** THE PROBLEM **
Retype all material exactly. Pictures stay out of the copy.

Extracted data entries
☆ ☆ ☆ ☆

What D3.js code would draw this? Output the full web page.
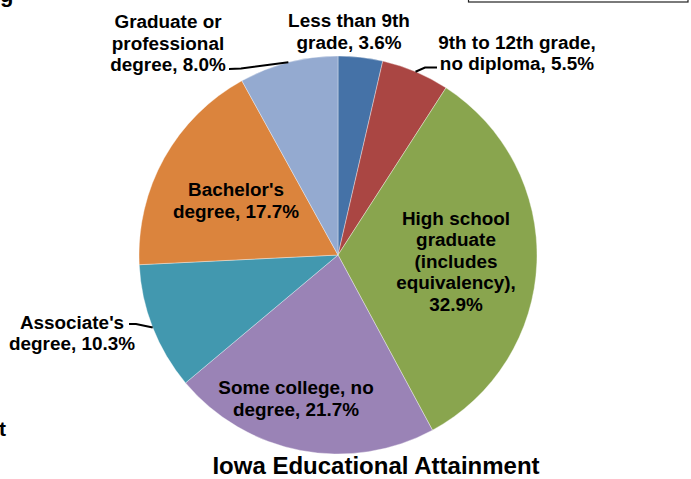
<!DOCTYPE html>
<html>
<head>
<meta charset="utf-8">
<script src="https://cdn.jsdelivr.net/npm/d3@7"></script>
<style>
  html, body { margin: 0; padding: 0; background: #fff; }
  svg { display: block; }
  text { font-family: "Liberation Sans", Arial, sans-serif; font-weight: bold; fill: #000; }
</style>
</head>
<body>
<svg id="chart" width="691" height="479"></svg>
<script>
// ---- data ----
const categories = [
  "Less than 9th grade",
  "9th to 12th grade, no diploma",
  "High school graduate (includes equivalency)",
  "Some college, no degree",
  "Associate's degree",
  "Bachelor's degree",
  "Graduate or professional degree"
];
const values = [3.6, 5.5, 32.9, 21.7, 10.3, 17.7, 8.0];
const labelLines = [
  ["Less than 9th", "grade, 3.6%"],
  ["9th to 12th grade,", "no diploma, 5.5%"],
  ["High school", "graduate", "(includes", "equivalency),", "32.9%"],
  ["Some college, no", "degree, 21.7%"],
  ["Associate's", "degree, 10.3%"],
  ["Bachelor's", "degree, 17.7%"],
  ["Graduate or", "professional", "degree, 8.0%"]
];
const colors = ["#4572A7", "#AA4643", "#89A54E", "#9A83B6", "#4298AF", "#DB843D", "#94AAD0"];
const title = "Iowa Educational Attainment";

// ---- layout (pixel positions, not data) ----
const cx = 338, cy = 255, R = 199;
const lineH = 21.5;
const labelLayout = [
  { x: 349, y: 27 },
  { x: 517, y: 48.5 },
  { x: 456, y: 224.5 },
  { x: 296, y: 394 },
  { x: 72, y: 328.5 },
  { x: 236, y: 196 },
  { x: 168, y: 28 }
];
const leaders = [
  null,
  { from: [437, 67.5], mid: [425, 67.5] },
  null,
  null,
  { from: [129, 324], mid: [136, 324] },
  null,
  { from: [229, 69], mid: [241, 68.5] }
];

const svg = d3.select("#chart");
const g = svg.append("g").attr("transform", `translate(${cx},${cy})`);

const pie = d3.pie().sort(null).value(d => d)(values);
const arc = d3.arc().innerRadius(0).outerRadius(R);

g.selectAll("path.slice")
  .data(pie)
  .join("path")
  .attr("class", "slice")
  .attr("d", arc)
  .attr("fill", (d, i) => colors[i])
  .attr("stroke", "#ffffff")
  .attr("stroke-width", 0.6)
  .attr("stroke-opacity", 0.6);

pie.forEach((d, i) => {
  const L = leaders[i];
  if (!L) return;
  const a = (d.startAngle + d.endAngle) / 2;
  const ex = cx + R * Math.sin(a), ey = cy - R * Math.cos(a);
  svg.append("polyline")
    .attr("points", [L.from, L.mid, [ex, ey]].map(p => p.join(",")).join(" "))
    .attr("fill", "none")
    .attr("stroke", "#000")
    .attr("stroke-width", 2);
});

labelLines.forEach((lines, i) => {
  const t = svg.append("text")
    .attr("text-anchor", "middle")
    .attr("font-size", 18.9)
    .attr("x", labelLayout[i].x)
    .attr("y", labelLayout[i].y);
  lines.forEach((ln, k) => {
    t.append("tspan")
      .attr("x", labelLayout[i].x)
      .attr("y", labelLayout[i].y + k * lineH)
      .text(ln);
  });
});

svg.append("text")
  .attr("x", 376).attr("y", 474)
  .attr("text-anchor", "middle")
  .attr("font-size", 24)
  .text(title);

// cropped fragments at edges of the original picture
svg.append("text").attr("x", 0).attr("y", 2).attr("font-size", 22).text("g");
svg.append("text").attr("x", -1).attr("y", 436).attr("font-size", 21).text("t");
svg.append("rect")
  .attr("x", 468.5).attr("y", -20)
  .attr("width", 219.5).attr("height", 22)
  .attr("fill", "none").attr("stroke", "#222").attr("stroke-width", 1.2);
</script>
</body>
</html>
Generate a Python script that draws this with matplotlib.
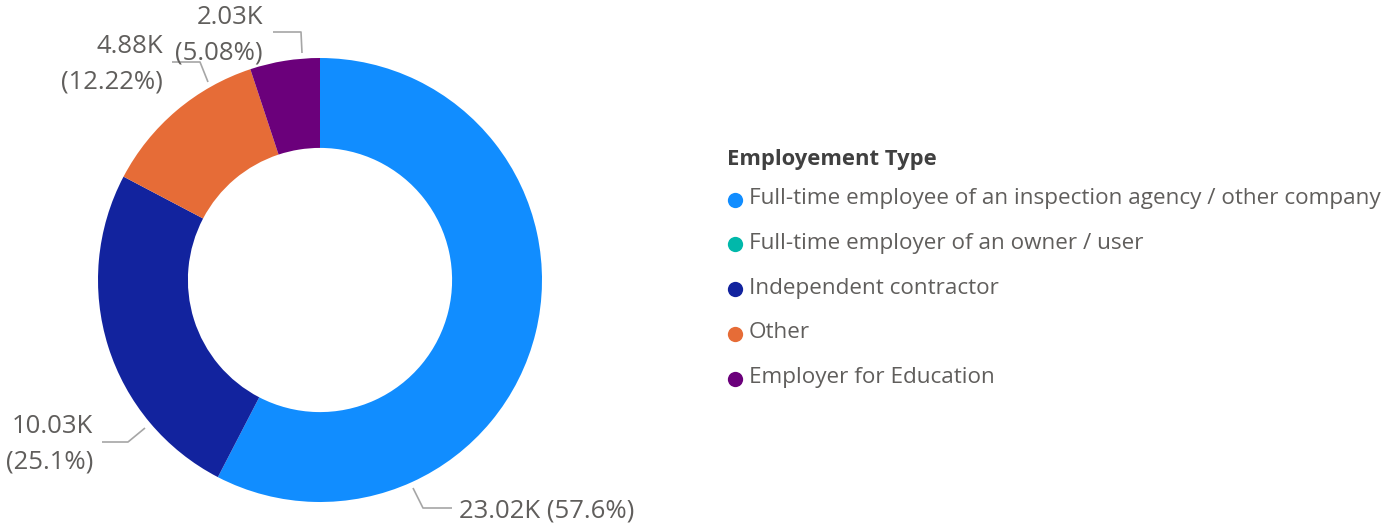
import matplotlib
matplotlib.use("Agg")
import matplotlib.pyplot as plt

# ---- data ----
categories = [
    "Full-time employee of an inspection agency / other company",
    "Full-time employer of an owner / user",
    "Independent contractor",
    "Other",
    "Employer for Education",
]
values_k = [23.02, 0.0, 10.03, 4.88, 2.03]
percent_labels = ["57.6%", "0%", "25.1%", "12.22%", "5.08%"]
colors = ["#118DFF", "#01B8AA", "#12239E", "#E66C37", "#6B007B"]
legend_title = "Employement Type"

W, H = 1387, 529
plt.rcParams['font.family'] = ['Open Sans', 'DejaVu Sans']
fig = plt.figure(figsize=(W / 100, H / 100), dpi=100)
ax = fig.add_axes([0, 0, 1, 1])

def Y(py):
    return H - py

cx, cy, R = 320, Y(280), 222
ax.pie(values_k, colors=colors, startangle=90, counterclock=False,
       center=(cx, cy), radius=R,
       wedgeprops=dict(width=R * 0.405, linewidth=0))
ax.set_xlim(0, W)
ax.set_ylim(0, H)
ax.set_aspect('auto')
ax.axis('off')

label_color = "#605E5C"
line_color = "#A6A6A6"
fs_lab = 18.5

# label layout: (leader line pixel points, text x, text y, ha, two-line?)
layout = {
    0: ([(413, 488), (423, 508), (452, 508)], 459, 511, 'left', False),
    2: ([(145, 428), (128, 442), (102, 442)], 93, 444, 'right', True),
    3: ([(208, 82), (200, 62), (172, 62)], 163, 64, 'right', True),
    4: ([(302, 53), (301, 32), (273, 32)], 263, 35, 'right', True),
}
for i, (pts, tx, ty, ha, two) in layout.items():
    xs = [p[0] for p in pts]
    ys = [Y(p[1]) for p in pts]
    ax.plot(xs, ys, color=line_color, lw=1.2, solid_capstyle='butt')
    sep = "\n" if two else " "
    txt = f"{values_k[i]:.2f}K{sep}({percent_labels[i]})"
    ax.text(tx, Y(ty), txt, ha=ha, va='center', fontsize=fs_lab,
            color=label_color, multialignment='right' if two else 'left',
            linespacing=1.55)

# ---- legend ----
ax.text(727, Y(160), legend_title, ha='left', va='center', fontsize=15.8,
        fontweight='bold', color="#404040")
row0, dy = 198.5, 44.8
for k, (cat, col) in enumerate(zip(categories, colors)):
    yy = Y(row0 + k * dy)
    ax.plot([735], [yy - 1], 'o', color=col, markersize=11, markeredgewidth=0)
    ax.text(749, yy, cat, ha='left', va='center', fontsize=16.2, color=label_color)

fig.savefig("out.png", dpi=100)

☆ ☆ ☆ ☆

** ANSWER **
What D3.js code would draw this? Output the full web page.
<!DOCTYPE html>
<html>
<head>
<meta charset="utf-8">
<script src="https://cdn.jsdelivr.net/npm/d3@7"></script>
<style>
  html, body { margin: 0; padding: 0; background: #fff; }
  svg { display: block; }
  text { font-family: "Liberation Sans", Arial, sans-serif; font-weight: bold; fill: #000; }
</style>
</head>
<body>
<svg id="chart" width="691" height="479"></svg>
<script>
// ---- data ----
const categories = [
  "Less than 9th grade",
  "9th to 12th grade, no diploma",
  "High school graduate (includes equivalency)",
  "Some college, no degree",
  "Associate's degree",
  "Bachelor's degree",
  "Graduate or professional degree"
];
const values = [3.6, 5.5, 32.9, 21.7, 10.3, 17.7, 8.0];
const labelLines = [
  ["Less than 9th", "grade, 3.6%"],
  ["9th to 12th grade,", "no diploma, 5.5%"],
  ["High school", "graduate", "(includes", "equivalency),", "32.9%"],
  ["Some college, no", "degree, 21.7%"],
  ["Associate's", "degree, 10.3%"],
  ["Bachelor's", "degree, 17.7%"],
  ["Graduate or", "professional", "degree, 8.0%"]
];
const colors = ["#4572A7", "#AA4643", "#89A54E", "#9A83B6", "#4298AF", "#DB843D", "#94AAD0"];
const title = "Iowa Educational Attainment";

// ---- layout (pixel positions, not data) ----
const cx = 338, cy = 255, R = 199;
const lineH = 21.5;
const labelLayout = [
  { x: 349, y: 27 },
  { x: 517, y: 48.5 },
  { x: 456, y: 224.5 },
  { x: 296, y: 394 },
  { x: 72, y: 328.5 },
  { x: 236, y: 196 },
  { x: 168, y: 28 }
];
const leaders = [
  null,
  { from: [437, 67.5], mid: [425, 67.5] },
  null,
  null,
  { from: [129, 324], mid: [136, 324] },
  null,
  { from: [229, 69], mid: [241, 68.5] }
];

const svg = d3.select("#chart");
const g = svg.append("g").attr("transform", `translate(${cx},${cy})`);

const pie = d3.pie().sort(null).value(d => d)(values);
const arc = d3.arc().innerRadius(0).outerRadius(R);

g.selectAll("path.slice")
  .data(pie)
  .join("path")
  .attr("class", "slice")
  .attr("d", arc)
  .attr("fill", (d, i) => colors[i])
  .attr("stroke", "#ffffff")
  .attr("stroke-width", 0.6)
  .attr("stroke-opacity", 0.6);

pie.forEach((d, i) => {
  const L = leaders[i];
  if (!L) return;
  const a = (d.startAngle + d.endAngle) / 2;
  const ex = cx + R * Math.sin(a), ey = cy - R * Math.cos(a);
  svg.append("polyline")
    .attr("points", [L.from, L.mid, [ex, ey]].map(p => p.join(",")).join(" "))
    .attr("fill", "none")
    .attr("stroke", "#000")
    .attr("stroke-width", 2);
});

labelLines.forEach((lines, i) => {
  const t = svg.append("text")
    .attr("text-anchor", "middle")
    .attr("font-size", 18.9)
    .attr("x", labelLayout[i].x)
    .attr("y", labelLayout[i].y);
  lines.forEach((ln, k) => {
    t.append("tspan")
      .attr("x", labelLayout[i].x)
      .attr("y", labelLayout[i].y + k * lineH)
      .text(ln);
  });
});

svg.append("text")
  .attr("x", 376).attr("y", 474)
  .attr("text-anchor", "middle")
  .attr("font-size", 24)
  .text(title);

// cropped fragments at edges of the original picture
svg.append("text").attr("x", 0).attr("y", 2).attr("font-size", 22).text("g");
svg.append("text").attr("x", -1).attr("y", 436).attr("font-size", 21).text("t");
svg.append("rect")
  .attr("x", 468.5).attr("y", -20)
  .attr("width", 219.5).attr("height", 22)
  .attr("fill", "none").attr("stroke", "#222").attr("stroke-width", 1.2);
</script>
</body>
</html>
Generate a Python script that draws this with matplotlib.
import matplotlib
matplotlib.use("Agg")
import matplotlib.pyplot as plt

# ---- data ----
categories = [
    "Full-time employee of an inspection agency / other company",
    "Full-time employer of an owner / user",
    "Independent contractor",
    "Other",
    "Employer for Education",
]
values_k = [23.02, 0.0, 10.03, 4.88, 2.03]
percent_labels = ["57.6%", "0%", "25.1%", "12.22%", "5.08%"]
colors = ["#118DFF", "#01B8AA", "#12239E", "#E66C37", "#6B007B"]
legend_title = "Employement Type"

W, H = 1387, 529
plt.rcParams['font.family'] = ['Open Sans', 'DejaVu Sans']
fig = plt.figure(figsize=(W / 100, H / 100), dpi=100)
ax = fig.add_axes([0, 0, 1, 1])

def Y(py):
    return H - py

cx, cy, R = 320, Y(280), 222
ax.pie(values_k, colors=colors, startangle=90, counterclock=False,
       center=(cx, cy), radius=R,
       wedgeprops=dict(width=R * 0.405, linewidth=0))
ax.set_xlim(0, W)
ax.set_ylim(0, H)
ax.set_aspect('auto')
ax.axis('off')

label_color = "#605E5C"
line_color = "#A6A6A6"
fs_lab = 18.5

# label layout: (leader line pixel points, text x, text y, ha, two-line?)
layout = {
    0: ([(413, 488), (423, 508), (452, 508)], 459, 511, 'left', False),
    2: ([(145, 428), (128, 442), (102, 442)], 93, 444, 'right', True),
    3: ([(208, 82), (200, 62), (172, 62)], 163, 64, 'right', True),
    4: ([(302, 53), (301, 32), (273, 32)], 263, 35, 'right', True),
}
for i, (pts, tx, ty, ha, two) in layout.items():
    xs = [p[0] for p in pts]
    ys = [Y(p[1]) for p in pts]
    ax.plot(xs, ys, color=line_color, lw=1.2, solid_capstyle='butt')
    sep = "\n" if two else " "
    txt = f"{values_k[i]:.2f}K{sep}({percent_labels[i]})"
    ax.text(tx, Y(ty), txt, ha=ha, va='center', fontsize=fs_lab,
            color=label_color, multialignment='right' if two else 'left',
            linespacing=1.55)

# ---- legend ----
ax.text(727, Y(160), legend_title, ha='left', va='center', fontsize=15.8,
        fontweight='bold', color="#404040")
row0, dy = 198.5, 44.8
for k, (cat, col) in enumerate(zip(categories, colors)):
    yy = Y(row0 + k * dy)
    ax.plot([735], [yy - 1], 'o', color=col, markersize=11, markeredgewidth=0)
    ax.text(749, yy, cat, ha='left', va='center', fontsize=16.2, color=label_color)

fig.savefig("out.png", dpi=100)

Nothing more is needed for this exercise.